I’m an empiricist. I’ll likely live and die and empiricist. Feel free to put “empricist” on my tombstone.

And this has changed how I think about math. The whole thing, to me, is pattern-matching via metaphor which exploits regularities in the universe. Math is only possible because for some reason, these symbols \(-at^2+v_0t\), when shuffled around correctly, behave exactly like a ball falling through the air.

It’s wild stuff.

And when viewed as less-than perfect art, the short-comings of math become apparent. Some math is wrong. (Probably not linear algebra, though.) Some math is beautiful (in the eyes of the community) but not useful. (It does not relate via metaphor to any real-world phenomenon which we can make predictions about.)
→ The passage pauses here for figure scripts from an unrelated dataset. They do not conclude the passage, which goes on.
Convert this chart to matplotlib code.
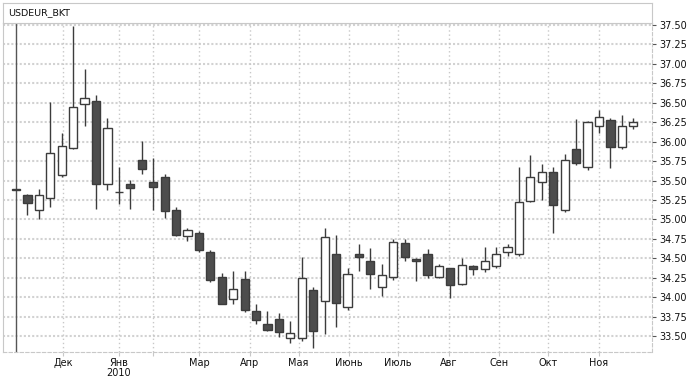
import matplotlib
matplotlib.use("Agg")
import matplotlib.pyplot as plt
import pandas as pd
import numpy as np

title = "USDEUR_BKT"

# weekly candles (week start dates), Russian holiday week of 2010-01-04 absent
week_dates = [d for d in pd.date_range("2009-11-02", "2010-11-22", freq="7D")
              if d != pd.Timestamp("2010-01-04")]

opens = [35.39, 35.31, 35.12, 35.27, 35.57, 35.92, 36.49, 36.52, 35.45, 35.35,
         35.455, 35.76, 35.48, 35.545, 35.12, 34.78, 34.825, 34.58, 34.26, 33.97,
         34.23, 33.82, 33.655, 33.72, 33.47, 33.47, 34.09, 33.95, 34.55, 33.87,
         34.56, 34.46, 34.13, 34.255, 34.69, 34.49, 34.55, 34.26, 34.37, 34.17,
         34.40, 34.36, 34.40, 34.575, 34.55, 35.23, 35.48, 35.605, 35.12, 35.90,
         35.67, 36.205, 36.275, 35.935, 36.20]
highs = [35.39, 35.33, 35.39, 36.51, 36.11, 37.49, 36.93, 36.60, 36.30, 35.68,
         35.51, 36.01, 35.79, 35.58, 35.16, 34.89, 34.85, 34.60, 34.31, 34.34,
         34.33, 33.91, 33.82, 33.80, 33.69, 34.51, 34.13, 34.885, 34.80, 34.37,
         34.68, 34.63, 34.42, 34.75, 34.75, 34.50, 34.62, 34.42, 34.38, 34.50,
         34.41, 34.645, 34.65, 34.68, 35.67, 35.83, 35.71, 35.68, 35.84, 36.29,
         36.265, 36.41, 36.31, 36.34, 36.30]
lows = [35.375, 35.06, 35.00, 35.16, 35.54, 35.91, 36.20, 35.13, 35.38, 35.20,
        35.13, 35.59, 35.12, 35.02, 34.78, 34.72, 34.58, 34.20, 33.91, 33.915,
        33.81, 33.66, 33.57, 33.49, 33.41, 33.43, 33.35, 33.52, 33.62, 33.84,
        34.34, 34.11, 34.01, 34.22, 34.46, 34.21, 34.25, 34.24, 33.99, 34.16,
        34.28, 34.32, 34.375, 34.53, 34.53, 35.22, 35.25, 34.83, 35.09, 35.70,
        35.64, 36.11, 35.66, 35.90, 36.16]
closes = [35.375, 35.21, 35.31, 35.86, 35.95, 36.44, 36.56, 35.45, 36.18, 35.35,
          35.41, 35.65, 35.42, 35.11, 34.80, 34.86, 34.61, 34.22, 33.915, 34.11,
          33.83, 33.70, 33.58, 33.55, 33.535, 34.24, 33.57, 34.77, 33.93, 34.30,
          34.52, 34.30, 34.29, 34.705, 34.52, 34.47, 34.28, 34.40, 34.15, 34.41,
          34.36, 34.465, 34.56, 34.65, 35.22, 35.545, 35.605, 35.18, 35.77, 35.72,
          36.25, 36.32, 35.935, 36.205, 36.255]

month_tick_dates = ["2009-12-01", "2010-01-11", "2010-02-01", "2010-03-01", "2010-04-01",
                    "2010-05-01", "2010-06-01", "2010-07-01", "2010-08-01", "2010-09-01",
                    "2010-10-01", "2010-11-01"]
month_labels = ["Дек", "Янв\n2010", "", "Мар", "Апр", "Мая", "Июнь", "Июль", "Авг",
                "Сен", "Окт", "Ноя"]
y_ticks = [33.50, 33.75, 34.00, 34.25, 34.50, 34.75, 35.00, 35.25, 35.50, 35.75,
           36.00, 36.25, 36.50, 36.75, 37.00, 37.25, 37.50]


def date_pos(d):
    d = pd.Timestamp(d)
    idx = max(i for i, w in enumerate(week_dates) if w <= d)
    return idx + (d - week_dates[idx]).days / 7.0


W, H = 688, 378
fig = plt.figure(figsize=(W / 100, H / 100), dpi=100)
frame_col = "#c8c8c8"
dark = "#3c3c3c"

L, R, B, T, T2 = 3, 652, 352, 22.7, 3
ax = fig.add_axes([L / W, (H - B) / H, (R - L) / W, (B - T) / H])
tax = fig.add_axes([L / W, (H - T) / H, (R - L) / W, (T - T2) / H])
tax.set_xticks([]); tax.set_yticks([])
for s in tax.spines.values():
    s.set_color(frame_col)
tax.text(0.008, 0.5, title, transform=tax.transAxes, va="center", ha="left",
         fontsize=6.8, color="#111111")

x = np.arange(len(opens))
ax.set_xlim(-1.14, 55.64)
ax.set_ylim(33.294, 37.53)

for s in ax.spines.values():
    s.set_color(frame_col)
ax.spines["bottom"].set_linestyle((0, (3, 2)))
ax.spines["right"].set_linestyle((0, (3, 2)))

# grid
for yv in y_ticks:
    ax.axhline(yv, color="#d2d2d2", lw=1.5, ls=(0, (1, 1)), zorder=0)
tick_pos = [date_pos(d) for d in month_tick_dates]
for xp in tick_pos:
    ax.axvline(xp, color="#c8c8c8", lw=1.0, ls=(0, (1, 2)), zorder=0)

# separator line at first candle
ax.axvline(x[0], color="#555555", lw=1.0, zorder=1)

o = np.array(opens); c = np.array(closes)
hi = np.array(highs); lo = np.array(lows)
ax.vlines(x, lo, hi, color=dark, lw=1.0, zorder=2)
up = c >= o
bottoms = np.minimum(o, c)
heights = np.abs(c - o)
ax.bar(x[up], heights[up], bottom=bottoms[up], width=0.72, color="white",
       edgecolor=dark, linewidth=1.0, zorder=3)
ax.bar(x[~up], heights[~up], bottom=bottoms[~up], width=0.72, color="#4d4d4d",
       edgecolor=dark, linewidth=1.0, zorder=3)

ax.yaxis.tick_right()
ax.set_yticks(y_ticks)
ax.set_yticklabels([f"{v:.2f}" for v in y_ticks])
ax.tick_params(axis="y", length=3, width=0.8, color="#555555", pad=2,
               labelsize=7, labelcolor="#111111")
ax.set_xticks(tick_pos)
ax.set_xticklabels(month_labels)
ax.tick_params(axis="x", length=3, width=0.8, color=frame_col, pad=1.5,
               labelsize=7, labelcolor="#111111")
for lab in ax.get_xticklabels():
    lab.set_linespacing(0.95)

fig.savefig("out.png", dpi=100)
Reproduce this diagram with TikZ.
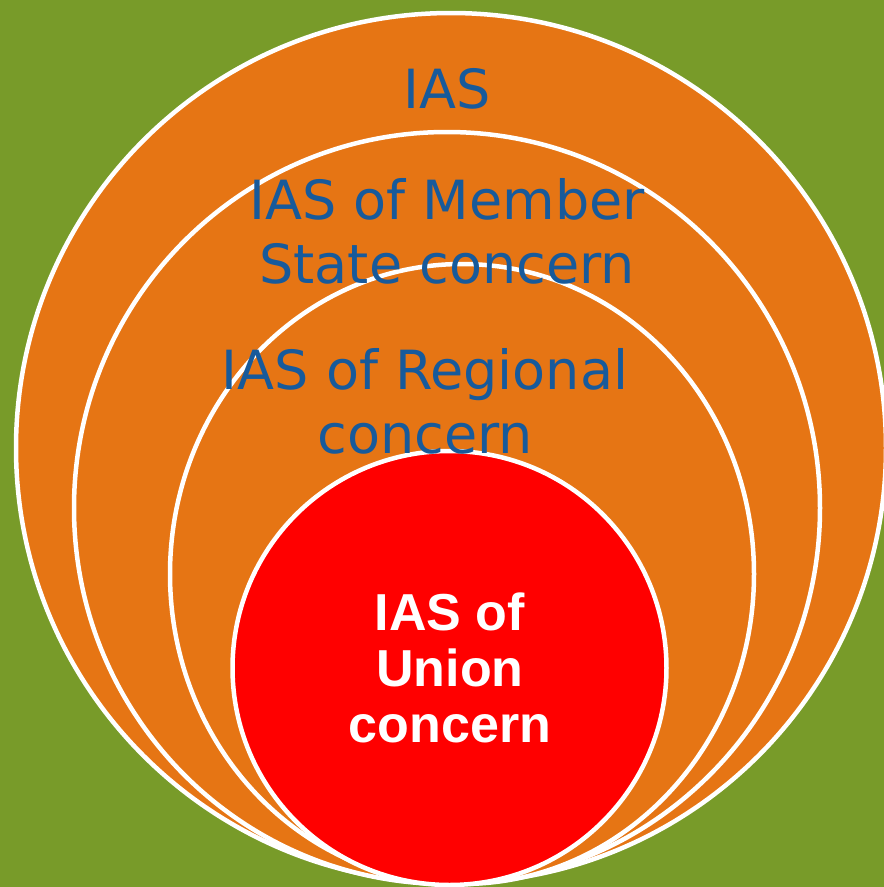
\documentclass[tikz,border=0pt]{standalone}
\usepackage{fontspec}
\newfontfamily\iasfont{DejaVu Sans}
\newfontfamily\unionfont{Liberation Sans}
\usetikzlibrary{calc}
\definecolor{bggreen}{RGB}{120,155,41}
\definecolor{ringorange}{RGB}{230,117,20}
\definecolor{iasblue}{RGB}{23,90,155}
\definecolor{unionred}{RGB}{255,0,0}
\tikzset{
	ring/.style={line width=4.5pt, draw=white, fill=ringorange},
	core/.style={line width=4.5pt, draw=white, fill=unionred},
	ringtext/.style={text=iasblue, align=center, inner sep=0pt, font={\iasfont\fontsize{54}{64}\selectfont}},
	coretext/.style={text=white, align=center, inner sep=0pt, font={\unionfont\bfseries\fontsize{52}{56}\selectfont}}
}

\begin{document}
\begin{tikzpicture}[x=1pt, y=-1pt]
		%%%%% START %%%%%
		
		\useasboundingbox (0, 0) rectangle (884, 887);
		\clip (0, 0) rectangle (884, 887);
		\fill[bggreen] (0, 0) rectangle (884, 887);
		
		\draw[ring] (451, 448) circle[radius=435pt];
		\draw[ring] (447, 508) circle[x radius=373pt, y radius=376pt];
		\draw[ring] (462, 574) circle[x radius=292pt, y radius=310pt];
		\draw[core] (449.5, 668) circle[radius=217pt];
		
		\node[ringtext, anchor=base] (ias) at (447, 108) {IAS};
		\node[ringtext] (member) at (447, 231) {IAS of Member\\State concern};
		\node[ringtext] (regional) at (425, 401) {IAS of Regional\\concern};
		\node[coretext] (union) at (450, 668) {IAS of\\Union\\concern};
		
		%%%%% END %%%%%
	\end{tikzpicture}
\end{document}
There is not one “right” way to do math. There are many symbols to choose and many ways to prove a theorem. The important thing is that the metaphor is maintained. The symbols must refelect some regularity in the universe. And it has to be beautiful.

Therefore psychologically we must keep all the theories in our heads, and every theoretical physicist who is any good knows six or seven different theoretical representations for exactly the same physics.
- Richard Feynman

And in the end, the kind of math we create and will accept as beatiful and true is limited by the physical constraints of our wetware. There might be regularities in the universe that are universal but too complicated for us to store in our brains.

However, all this requires abandoning the conceit that humans are special. If you are willing to propose that you and I are fundamentally different from the robot I am building out of stones and such (or even the people whose heads we’ve opened up and looked inside), feel free to ignore everything I’ve said.